This Catholic apologetic source is very interesting for the Eucharist since it quotes the very early church fathers. http://www.catholic.com/library/Real_Presence.asp. What do you think? - Tod Shuck
Yes, as early as the 2nd century the church fathers speak of the communion meal in surprisingly lofty terms. I noticed this when I started to read the patristics back in graduate school. How much of this is simply exalted language, liturgical usage, or hyperbole, and how much reflects a truly literal approach to the bread and wine, is hard to discern. When we read, for example, John 6, we can walk away with the same impression. And yet, as I have argued elsewhere, Jesus could not possibly have been speaking literally.

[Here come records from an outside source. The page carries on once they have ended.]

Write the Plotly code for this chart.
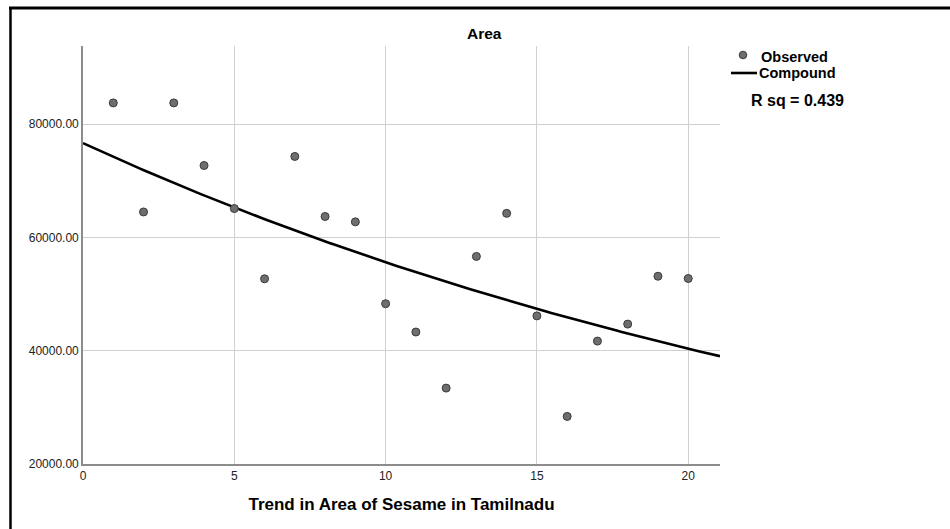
import numpy as np
import plotly.graph_objects as go

# Data
years = list(range(1, 21))
area = [83750, 64500, 83750, 72700, 65100, 52700, 74300, 63700, 62750, 48300,
        43300, 33400, 56650, 64250, 46150, 28400, 41700, 44700, 53150, 52750]
x_ticks = [0, 5, 10, 15, 20]
y_ticks = [20000, 40000, 60000, 80000]
y_tick_labels = ["20000.00", "40000.00", "60000.00", "80000.00"]
r_sq_text = "R sq = 0.439"

# Compound model y = b0 * b1^t fitted on log scale (as SPSS does)
xa = np.array(years, dtype=float)
ya = np.array(area, dtype=float)
slope, intercept = np.polyfit(xa, np.log(ya), 1)
xmax = 21.05
xc = np.linspace(0, xmax, 200)
yc = np.exp(intercept + slope * xc)

W, H = 950, 529
L, R, T, B = 83, 720, 46, 464  # plot area pixels


def px(xp):
    return (xp - L) / (R - L)


def py(yp):
    return (B - yp) / (B - T)


fig = go.Figure()
fig.add_trace(go.Scatter(
    x=xc, y=yc, mode="lines", line=dict(color="black", width=2.6),
    name="Compound", showlegend=False, hoverinfo="skip"))
fig.add_trace(go.Scatter(
    x=years, y=area, mode="markers",
    marker=dict(size=8, color="#6e6e6e", line=dict(color="#3a3a3a", width=1)),
    name="Observed", showlegend=False))

font_family = "Liberation Sans, Arial, sans-serif"

fig.update_layout(
    width=W, height=H,
    margin=dict(l=L, r=W - R, t=T, b=H - B),
    paper_bgcolor="white", plot_bgcolor="white",
    showlegend=False,
    font=dict(family=font_family, color="#222222", size=12),
    xaxis=dict(
        range=[0, xmax], tickvals=x_ticks, ticktext=[str(v) for v in x_ticks],
        showgrid=True, gridcolor="#d0d0d0", gridwidth=1.4,
        zeroline=False, showline=True, linecolor="#8c8c8c", linewidth=1.6,
        ticks="", tickfont=dict(size=12, color="#222222"),
        title=dict(text="<b>Trend in Area of Sesame in Tamilnadu</b>",
                   font=dict(size=17, color="black"), standoff=16),
    ),
    yaxis=dict(
        range=[20000, 93800], tickvals=y_ticks, ticktext=y_tick_labels,
        showgrid=True, gridcolor="#d0d0d0", gridwidth=1.4,
        zeroline=False, showline=True, linecolor="#8c8c8c", linewidth=1.6,
        ticks="", tickfont=dict(size=12, color="#222222"),
    ),
)

shapes = [
    # outer frame (top and left)
    dict(type="line", xref="paper", yref="paper", x0=px(9), x1=px(950),
         y0=py(8), y1=py(8), line=dict(color="black", width=3)),
    dict(type="line", xref="paper", yref="paper", x0=px(10.5), x1=px(10.5),
         y0=py(7), y1=py(529), line=dict(color="black", width=2.5)),
    # legend symbols
    dict(type="circle", xref="paper", yref="paper",
         x0=px(739.2), x1=px(746.8), y0=py(58.8), y1=py(51.2),
         fillcolor="#6e6e6e", line=dict(color="#3a3a3a", width=1)),
    dict(type="line", xref="paper", yref="paper", x0=px(731), x1=px(757),
         y0=py(73), y1=py(73), line=dict(color="black", width=2.6)),
]
fig.update_layout(shapes=shapes)

annotations = [
    dict(text="<b>Area</b>", x=px(484), y=py(33), xref="paper", yref="paper",
         showarrow=False, xanchor="center", yanchor="middle",
         font=dict(size=15.5, color="black")),
    dict(text="<b>Observed</b>", x=px(759), y=py(57), xref="paper", yref="paper",
         showarrow=False, xanchor="left", yanchor="middle",
         font=dict(size=14.5, color="black")),
    dict(text="<b>Compound</b>", x=px(757), y=py(73), xref="paper", yref="paper",
         showarrow=False, xanchor="left", yanchor="middle",
         font=dict(size=14.5, color="black")),
    dict(text="<b>" + r_sq_text + "</b>", x=px(749), y=py(100), xref="paper",
         yref="paper", showarrow=False, xanchor="left", yanchor="middle",
         font=dict(size=16, color="black")),
]
fig.update_layout(annotations=annotations)

fig.write_html(
    "out.html",
    config={"displayModeBar": False},
    post_script="document.body.style.margin='0';document.body.style.overflow='hidden';",
)
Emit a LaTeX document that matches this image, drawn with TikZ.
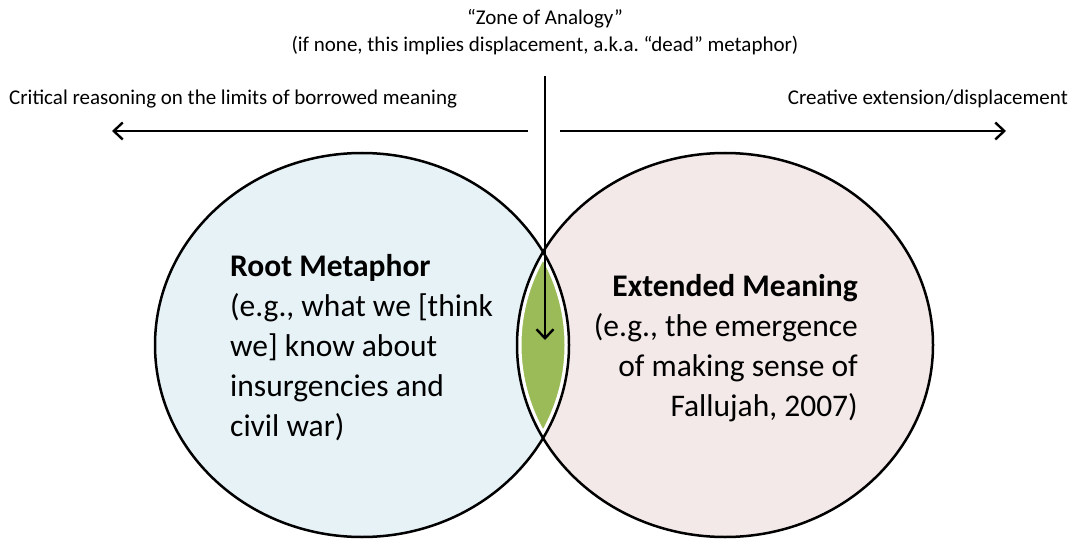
\documentclass[tikz,border=0pt]{standalone}
\usepackage{fontspec}
\setmainfont{Carlito}
\usetikzlibrary{positioning}
\usetikzlibrary {arrows.meta}
\definecolor{rootfill}{HTML}{E7F2F7}
\definecolor{extfill}{HTML}{F4E9E9}
\definecolor{lensgreen}{HTML}{9BBB59}
\tikzset{flowarrow/.style={line width=2.4pt,-{Straight Barb[length=9pt,width=17pt,line width=2.4pt]}}}
\tikzset{sidelabel/.style={inner sep=0pt,font=\fontsize{21}{27}\selectfont}}
\tikzset{circletext/.style={inner sep=0pt,font=\fontsize{31.5}{40}\selectfont}}

\begin{document}
\frenchspacing
\begin{tikzpicture}[x=1pt,y=-1pt]
        \useasboundingbox (0,0) rectangle (1073,540);

        \coordinate (rootc) at (362,345);
        \coordinate (extc) at (725,345);

        \fill[rootfill] (rootc) ellipse [x radius=207, y radius=192];
        \fill[extfill] (extc) ellipse [x radius=208, y radius=192];

        % zone of analogy
        \begin{scope}
            \clip (rootc) ellipse [x radius=207, y radius=192];
            \clip (extc) ellipse [x radius=208, y radius=192];
            \fill[lensgreen] (500,240) rectangle (600,450);
            \draw[white,line width=9pt] (rootc) ellipse [x radius=207, y radius=192];
            \draw[white,line width=9pt] (extc) ellipse [x radius=208, y radius=192];
        \end{scope}

        \draw[line width=2.5pt] (rootc) ellipse [x radius=207, y radius=192];
        \draw[line width=2.5pt] (extc) ellipse [x radius=208, y radius=192];

        \node[sidelabel, align=center, anchor=base] (zone) at (545,52)
            {“Zone of Analogy”\\(if none, this implies displacement, a.k.a. “dead” metaphor)};
        \node[sidelabel, anchor=base west] (critical) at (9,105) {Critical reasoning on the limits of borrowed meaning};
        \node[sidelabel, anchor=base east] (creative) at (1068,105) {Creative extension/displacement};

        \coordinate (leftstart) at (528,131);
        \coordinate (leftend) at (112,131);
        \coordinate (rightstart) at (560,131);
        \coordinate (rightend) at (1006,131);
        \coordinate (downstart) at (545,76);
        \coordinate (downend) at (545,340);
        \draw[flowarrow] (leftstart) -- (leftend);
        \draw[flowarrow] (rightstart) -- (rightend);
        \draw[flowarrow] (downstart) -- (downend);

        \node[circletext, align=left, anchor=north west] (roottext) at (230,254)
            {\textbf{Root Metaphor}\\(e.g., what we [think\\we] know about\\insurgencies and\\civil war)};
        \node[circletext, align=right, anchor=north east] (exttext) at (858,274)
            {\textbf{Extended Meaning}\\(e.g., the emergence\\of making sense of\\Fallujah, 2007)};

    \end{tikzpicture}
\end{document}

My own position is that the communion elements merely represent the body and blood of our Lord; they do not re-present them (in sacrifice). In sharp contrast, Real Presence holds that somehow Christ's body is present in the eucharist. There is a literal transubstantiation. This is to fail to appreciate the words of Jesus and the literature of the NT. If he meant that the bread is his flesh, did he also (literally) mean that the cup is the new covenant? Or does the NT teach that Christ is mystically (in substance, not in species) a lamb or a gate (John 6, John 10)? No, of course not.
That the 2nd century fathers tended to take some things too literally need not concern us. They took the Lord's Supper very seriously, and their sober and reverent attitude is quite different to our own:
* The Lord's supper was the climax of the weekly meeting, not just one of its components.
* Accordingly, the supper followed the sermon; it did not precede it.
* Only the baptized were allowed to take part.
* Church discipline sometimes included exclusion from communion, often for an extended period of time.
This is not to say, however, that they were right in everything they taught. Their teachings are illustrative, not authoritative.